The Government’s fees-free education policy is a major factor behind consumer price index (CPI) prices falling to the very bottom of the Reserve Bank’s inflation target.
Inflation rose 0.5% over the March quarter for an annual increase of 1.1% – putting it at the very bottom of the Reserve Bank’s 1-3% inflation mandate.
This is down from 1.6% in the year-to-December.
But the drop is only expected to be temporary, according to Westpac Senior Economist Michael Gordon.
“We expect that a lower New Zealand dollar will give a boost to tradables prices (or lead to smaller declines) over the rest of this year.
And as the weak inflation through mid-2017 drops out, the year-on-year comparison will become more favourable for the Reserve Bank.”
As expected, tobacco and alcohol, as well as housing and household utilities added the most to the CPI over the quarter but were largely offset by the Government’s fees-free tertiary education policy.
From the start of the year, all New Zealand students who finished school in 2017, or will finish school during 2018, qualify for a year of free provider-based tertiary education or industry training.
In total, education prices fell 5.6% over the quarter, led by a 16% fall in tertiary and other post-school education prices.
As the fees otherwise paid by the students are being covered by the Government, which wasn’t the case last year, it registered as a price fall in the CPI.
The biggest price increases over the quarter came from alcoholic beverages and tobacco, and housing and household utilities.
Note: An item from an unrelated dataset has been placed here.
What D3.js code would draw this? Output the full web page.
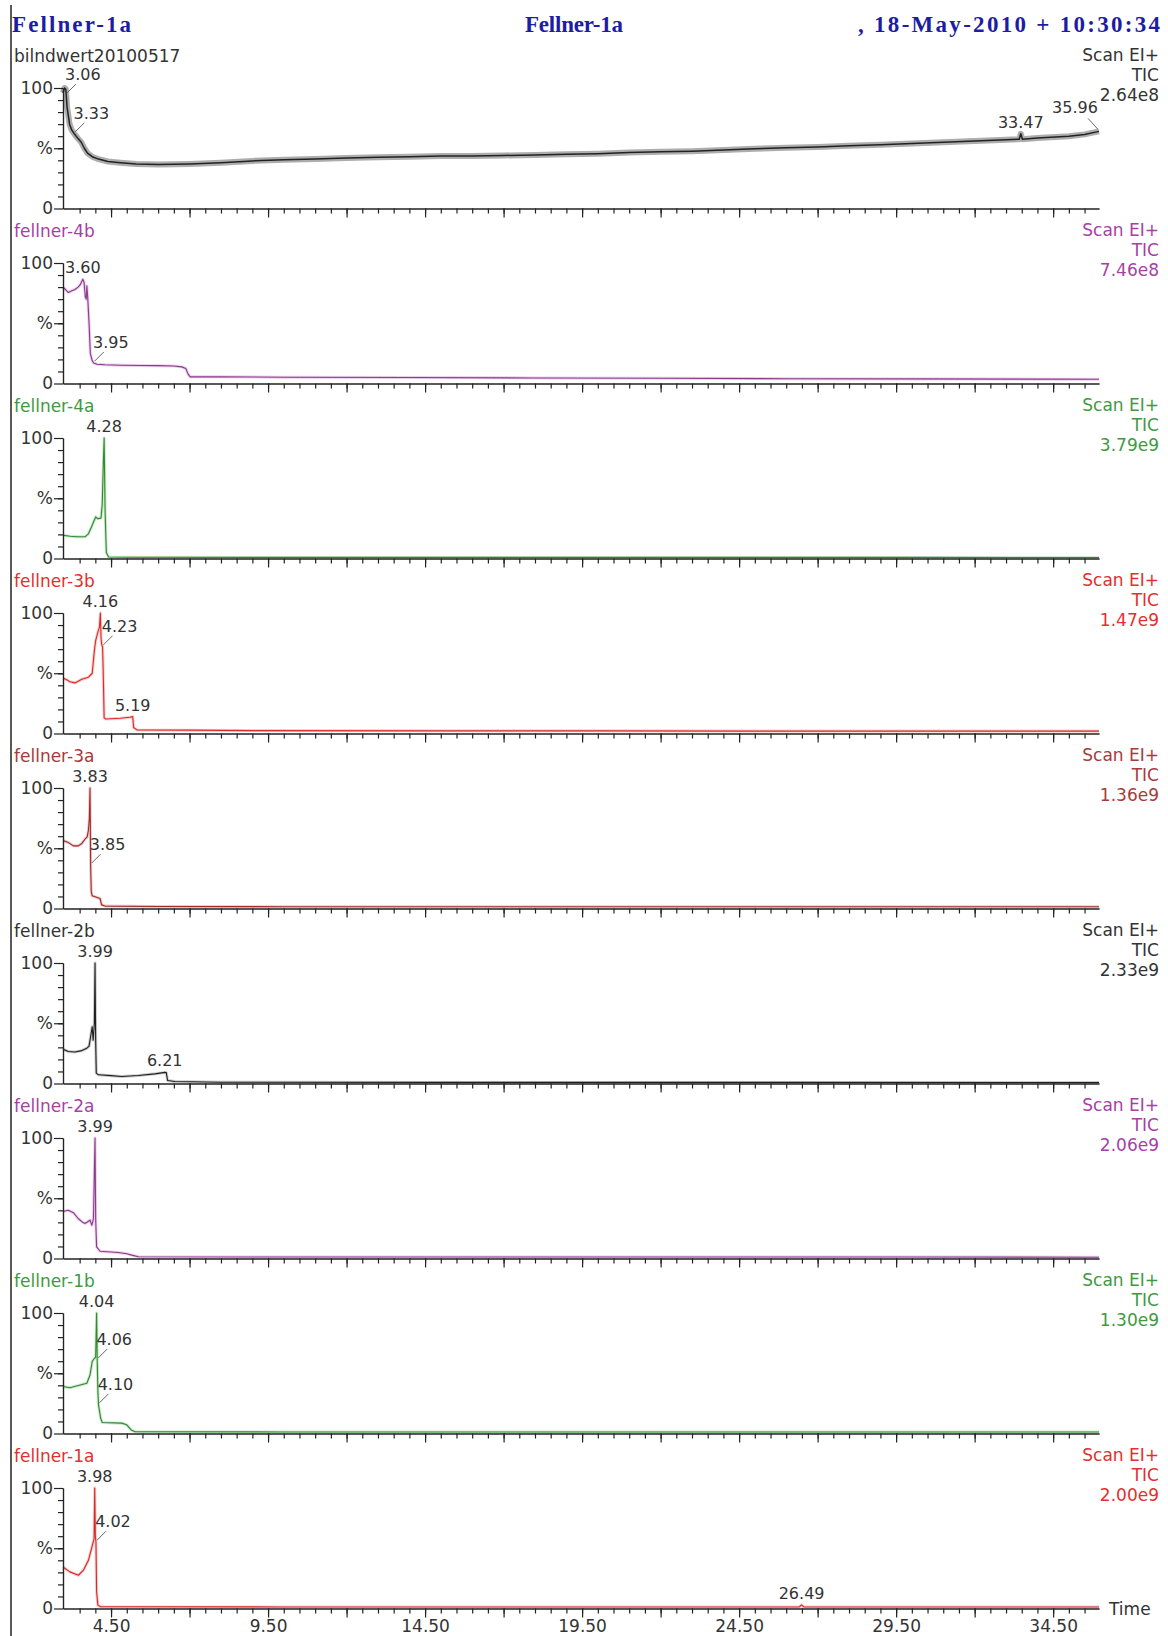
<!DOCTYPE html>
<html>
<head>
<meta charset="utf-8">
<script src="https://cdn.jsdelivr.net/npm/d3@7"></script>
<style>
  html, body { margin: 0; padding: 0; background: #fff; }
  svg { display: block; }
  text { font-family: "DejaVu Sans", Verdana, sans-serif; }
  .title { font-family: "Liberation Serif", "DejaVu Serif", serif; font-weight: bold; font-size: 23px; fill: #1c1ca4; }
</style>
</head>
<body>
<svg id="chart" width="1168" height="1636"></svg>
<script>
// header texts
const titleLeft = 'Fellner-1a';
const titleMid = 'Fellner-1a';
const titleRight = ', 18-May-2010 + 10:30:34';

// one entry per trace, top to bottom
const sampleNames = ['bilndwert20100517', 'fellner-4b', 'fellner-4a', 'fellner-3b', 'fellner-3a',
  'fellner-2b', 'fellner-2a', 'fellner-1b', 'fellner-1a'];
const ticIntensity = ['2.64e8', '7.46e8', '3.79e9', '1.47e9', '1.36e9', '2.33e9', '2.06e9', '1.30e9', '2.00e9'];

// x axis (minutes)
const timeDomain = [2.97, 35.96];
const timeLabelTicks = [4.5, 9.5, 14.5, 19.5, 24.5, 29.5, 34.5];

// [time, % of max]
const traceBlank = [[2.97, 96], [3.02, 100], [3.06, 99], [3.10, 84], [3.18, 70], [3.25, 65], [3.33, 62],
  [3.45, 58], [3.55, 55], [3.65, 50], [3.75, 46], [3.90, 43], [4.1, 41], [4.4, 39], [4.8, 38], [5.3, 37],
  [6, 36.5], [7, 37], [8, 38], [9, 39.5], [10, 40.5], [11, 41], [12, 42], [13, 42.5], [14, 43], [15, 43.5],
  [16, 43.5], [17, 44], [18, 44.5], [19, 45], [20, 45.5], [21, 46.5], [22, 47], [23, 47.5], [24, 48.5],
  [25, 49.5], [26, 50.5], [27, 51], [28, 52], [29, 53], [30, 54], [31, 55], [32, 56], [33, 57], [33.42, 57.5],
  [33.47, 62], [33.52, 57.5], [34, 58.5], [35, 60], [35.5, 61.5], [35.96, 64]];
const trace4b = [[2.97, 80], [3.05, 78], [3.14, 75.5], [3.25, 77], [3.35, 78], [3.45, 80], [3.52, 82],
  [3.60, 86.5], [3.64, 84], [3.68, 72], [3.71, 70], [3.73, 81], [3.76, 70], [3.80, 50], [3.84, 25], [3.90, 19],
  [3.95, 17], [4.05, 16], [4.3, 15.5], [4.8, 15.2], [5.4, 15], [6.0, 14.8], [6.5, 14.5], [6.75, 13.8],
  [6.88, 12.5], [6.95, 8], [7.02, 5.5], [8, 5.5], [10, 5.2], [14, 5], [18, 4.6], [22, 4.3], [26, 4],
  [30, 3.8], [34, 3.6], [35.96, 3.5]];
const trace4a = [[2.97, 19.3], [3.2, 18.5], [3.4, 18], [3.67, 18], [3.78, 20.5], [3.89, 27], [4.01, 34.5],
  [4.08, 33], [4.18, 33.5], [4.22, 45], [4.25, 75], [4.28, 100], [4.31, 40], [4.35, 5], [4.42, 1.2], [5, 1],
  [10, 0.9], [20, 0.9], [30, 0.9], [35.96, 0.8]];
const trace3b = [[2.97, 46], [3.1, 44.5], [3.19, 43], [3.35, 42], [3.57, 45], [3.78, 46.7], [3.90, 50],
  [3.97, 69], [4.01, 77], [4.06, 82], [4.10, 86], [4.13, 88], [4.16, 100], [4.18, 80], [4.20, 74], [4.23, 72],
  [4.25, 52], [4.28, 13], [4.33, 12], [4.8, 12.7], [5.1, 13.5], [5.19, 14], [5.22, 5], [5.32, 3], [7, 2.8],
  [9, 2.4], [15, 2.2], [20, 2.2], [25, 2.0], [30, 2.0], [35.96, 2.0]];
const trace3a = [[2.97, 56.5], [3.14, 54.7], [3.30, 52], [3.46, 52], [3.57, 54], [3.67, 57.5], [3.74, 59.5],
  [3.78, 65], [3.81, 75], [3.83, 100], [3.84, 70], [3.85, 36], [3.87, 14], [3.90, 10.5], [4.15, 8.3],
  [4.2, 3], [4.31, 2], [6, 1.6], [10, 1.5], [20, 1.5], [30, 1.4], [35.96, 1.4]];
const trace2b = [[2.97, 28.5], [3.14, 26.5], [3.35, 26.2], [3.57, 27.3], [3.73, 29.3], [3.80, 31], [3.85, 39],
  [3.90, 47], [3.93, 36], [3.97, 50], [3.99, 100], [4.01, 36], [4.03, 8.6], [4.10, 7.2], [4.5, 6.5],
  [4.84, 5.8], [5.37, 6.6], [5.90, 8], [6.21, 9.2], [6.26, 9], [6.30, 2.5], [6.53, 1.7], [8, 1.1], [15, 0.9],
  [25, 0.9], [35.96, 0.8]];
const trace2a = [[2.97, 39], [3.14, 40], [3.30, 38], [3.46, 33], [3.6, 30], [3.67, 29], [3.83, 31.8],
  [3.89, 27.6], [3.94, 33], [3.99, 100], [4.01, 33], [4.04, 9.7], [4.15, 6], [4.73, 5], [5.0, 4], [5.16, 2.8],
  [5.37, 1.4], [10, 1.2], [20, 1.2], [30, 1.2], [35.96, 1.1]];
const trace1b = [[2.97, 39], [3.19, 38], [3.46, 39.8], [3.73, 41.7], [3.83, 48.6], [3.90, 59.7], [3.97, 62.4],
  [4.01, 63], [4.04, 100], [4.06, 61], [4.08, 36], [4.10, 23.8], [4.17, 12.7], [4.22, 9.1], [4.84, 8.6],
  [5.0, 7.2], [5.14, 3], [5.27, 1.4], [10, 1.3], [20, 1.3], [30, 1.3], [35.96, 1.2]];
const trace1a = [[2.97, 34.5], [3.19, 30.4], [3.46, 27.6], [3.62, 31.8], [3.78, 40], [3.89, 51], [3.96, 58],
  [3.98, 100], [4.00, 60], [4.02, 55], [4.04, 14], [4.08, 2.8], [4.17, 1.4], [10, 1.3], [20, 1.3],
  [26.42, 1.3], [26.49, 3], [26.56, 1.3], [30, 1.3], [35.96, 1.2]];

// labelled peaks: [time, %, label]
const peaksBlank = [[3.06, 94, '3.06'], [3.33, 62, '3.33'], [33.47, 62, '33.47'], [35.96, 64, '35.96']];
const peaks4b = [[3.60, 86.5, '3.60'], [3.95, 17, '3.95']];
const peaks4a = [[4.28, 100, '4.28']];
const peaks3b = [[4.16, 100, '4.16'], [4.23, 72, '4.23'], [5.19, 14, '5.19']];
const peaks3a = [[3.83, 100, '3.83'], [3.85, 36, '3.85']];
const peaks2b = [[3.99, 100, '3.99'], [6.21, 9.2, '6.21']];
const peaks2a = [[3.99, 100, '3.99']];
const peaks1b = [[4.04, 100, '4.04'], [4.06, 61, '4.06'], [4.10, 23.8, '4.10']];
const peaks1a = [[3.98, 100, '3.98'], [4.02, 55, '4.02'], [26.49, 3, '26.49']];

const traces = [traceBlank, trace4b, trace4a, trace3b, trace3a, trace2b, trace2a, trace1b, trace1a];
const peaks = [peaksBlank, peaks4b, peaks4a, peaks3b, peaks3a, peaks2b, peaks2a, peaks1b, peaks1a];

// styling
const lineColor = ['#222222', '#8a3c8a', '#2e8b2e', '#dd2a2a', '#a32a2a', '#202020', '#8a3c8a', '#2e8b2e', '#d42a2a'];
const haloColor = ['#6a6a6a', '#d9a6d9', '#a3d3a3', '#f2a0a0', '#d9a0a0', '#a0a0a0', '#d9a6d9', '#a3d3a3', '#f2a0a0'];
const textColor = ['#333', '#a63fa6', '#3f9a3f', '#e2302f', '#a83a3a', '#333', '#a63fa6', '#3f9a3f', '#e2302f'];
const leaderRight = new Set(['3.06', '3.33', '3.95', '4.23', '3.85', '4.06', '4.10', '4.02']);
const leaderLeft = new Set(['35.96']);

const W = 1168, H = 1636;
const firstBase = 208.5, step = 175, plotH = 120.5;

const svg = d3.select('#chart');
svg.append('rect').attr('width', W).attr('height', H).attr('fill', '#fff');

const x = d3.scaleLinear().domain(timeDomain).range([63, 1099]);

// frame line on the left
svg.append('line')
  .attr('x1', 11).attr('x2', 11).attr('y1', 5).attr('y2', H)
  .attr('stroke', '#222').attr('stroke-width', 1.5);

// header
svg.append('text').attr('class', 'title').attr('x', 12).attr('y', 32)
  .attr('textLength', 119).attr('lengthAdjust', 'spacing').text(titleLeft);
svg.append('text').attr('class', 'title').attr('x', 525).attr('y', 32)
  .attr('textLength', 98).attr('lengthAdjust', 'spacing').text(titleMid);
svg.append('text').attr('class', 'title').attr('x', 858).attr('y', 32)
  .attr('textLength', 302).attr('lengthAdjust', 'spacing').text(titleRight);

const minorTimes = d3.range(3.5, 35.9, 0.5);
const majorTimes = d3.range(4.5, 35.9, 2.5);
const fmt = d3.format('.2f');

traces.forEach((trace, i) => {
  const base = firstBase + i * step;
  const y = d3.scaleLinear().domain([0, 100]).range([base, base - plotH]);
  const g = svg.append('g');

  // sample name and scan info
  g.append('text').attr('x', 14).attr('y', base - 147)
    .attr('font-size', 17).attr('fill', textColor[i]).text(sampleNames[i]);
  ['Scan EI+', 'TIC', ticIntensity[i]].forEach((s, k) => {
    g.append('text').attr('x', 1159).attr('y', base - 148 + k * 20)
      .attr('text-anchor', 'end').attr('font-size', 17)
      .attr('fill', textColor[i]).text(s);
  });

  // trace: soft wide stroke for the noise band, thin stroke on top
  const line = d3.line().x(d => x(d[0])).y(d => y(d[1]));
  g.append('path').datum(trace).attr('d', line)
    .attr('fill', 'none').attr('stroke', haloColor[i])
    .attr('stroke-width', i === 0 ? 6 : 3).attr('stroke-opacity', i === 0 ? 0.55 : 0.55)
    .attr('stroke-linejoin', 'round');
  g.append('path').datum(trace).attr('d', line)
    .attr('fill', 'none').attr('stroke', lineColor[i])
    .attr('stroke-width', i === 0 ? 1.5 : 1.1).attr('stroke-linejoin', 'round');

  // y axis
  const yMinor = g.append('g').attr('transform', 'translate(63,0)')
    .call(d3.axisLeft(y).tickValues(d3.range(10, 100, 10)).tickSize(5).tickSizeOuter(0).tickFormat(''));
  const yMajor = g.append('g').attr('transform', 'translate(63,0)')
    .call(d3.axisLeft(y).tickValues([0, 50, 100]).tickSize(9).tickSizeOuter(0).tickPadding(1)
      .tickFormat(d => d === 50 ? '%' : d));
  [yMinor, yMajor].forEach(a => {
    a.selectAll('path, line').attr('stroke', '#222').attr('stroke-width', 1.2);
    a.selectAll('text').attr('font-size', 17).attr('fill', '#333')
      .attr('font-family', '"DejaVu Sans", Verdana, sans-serif');
  });

  // x axis
  const last = i === traces.length - 1;
  const xMinor = g.append('g').attr('transform', `translate(0,${base})`)
    .call(d3.axisBottom(x).tickValues(minorTimes).tickSize(5).tickSizeOuter(0).tickFormat(''));
  const xMajor = g.append('g').attr('transform', `translate(0,${base})`)
    .call(d3.axisBottom(x).tickValues(majorTimes).tickSize(9).tickSizeOuter(0).tickPadding(2)
      .tickFormat(d => (last && timeLabelTicks.includes(d)) ? fmt(d) : ''));
  [xMinor, xMajor].forEach(a => {
    a.selectAll('path, line').attr('stroke', '#222').attr('stroke-width', 1.2);
    a.selectAll('text').attr('font-size', 17).attr('fill', '#333')
      .attr('font-family', '"DejaVu Sans", Verdana, sans-serif');
  });
  if (last) {
    g.append('text').attr('x', 1109).attr('y', base + 6)
      .attr('font-size', 17).attr('fill', '#333').text('Time');
  }

  // peak labels
  peaks[i].forEach(([t, p, label]) => {
    const px = x(t), py = y(p);
    let tx = px, ty = py - 6;
    if (leaderRight.has(label)) {
      g.append('line').attr('x1', px + 1).attr('y1', py - 2).attr('x2', px + 10).attr('y2', py - 11)
        .attr('stroke', '#666').attr('stroke-width', 1);
      tx = px + 17; ty = py - 15;
    } else if (leaderLeft.has(label)) {
      g.append('line').attr('x1', px - 1).attr('y1', py - 2).attr('x2', px - 11).attr('y2', py - 13)
        .attr('stroke', '#666').attr('stroke-width', 1);
      tx = px - 24; ty = py - 18;
    }
    g.append('text').attr('x', tx).attr('y', ty).attr('text-anchor', 'middle')
      .attr('font-size', 16).attr('fill', '#333').text(label);
  });
});
</script>
</body>
</html>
The increased excise duty, introduced in January, influenced a 4.5% annual increase in alcohol and tobacco prices, with cigarettes and tobacco alone up 11%.
Nationally, the price of new build houses increased 4.7% in the year to March, led by a 5.8% increase in Auckland and a 4.2% increase in Wellington.
Canterbury, however, saw a 0.4% drop in new build prices.
Westpac was the only local bank whose forecast was correct – KiwiBank, ANZ, ASB and BNZ were all picking a 0.4% quarterly increase for a 1% increase year-on-year.
The market consensus of 0.5% and 1.1% – taken from a Bloomberg poll of both international economic institutions – showed many of the offshore banks were more hawkish about the expected inflation levels than the Kiwi based banks.
Fuel prices up, but not everywhere
Petrol prices were up 5% in the year-to-March, jumping 2.7% in the quarter alone.
The rising price of crude oil and falling exchange rate in the latter half of last year were cited as the main reasons for the increase.
The average price of 91 octane reached $2 in the March quarter – the highest level since December 2014, according to Statistics NZ prices senior manager Paul Pascoe.
He says for several quarters now, petrol prices have moved in different ways in different parts of the country, rather than falling consistently at a national level.
“Since 2013, Wellington and the South Island have typically had larger increases and smaller decreases than the rest of the country,” Pascoe says.
Come July 1, the Government will impose a 10c a litre fuel tax on Auckland motorists.
Minister of Transport Phil Twyford has ruled out expanding that to other regions in the Government’s first term.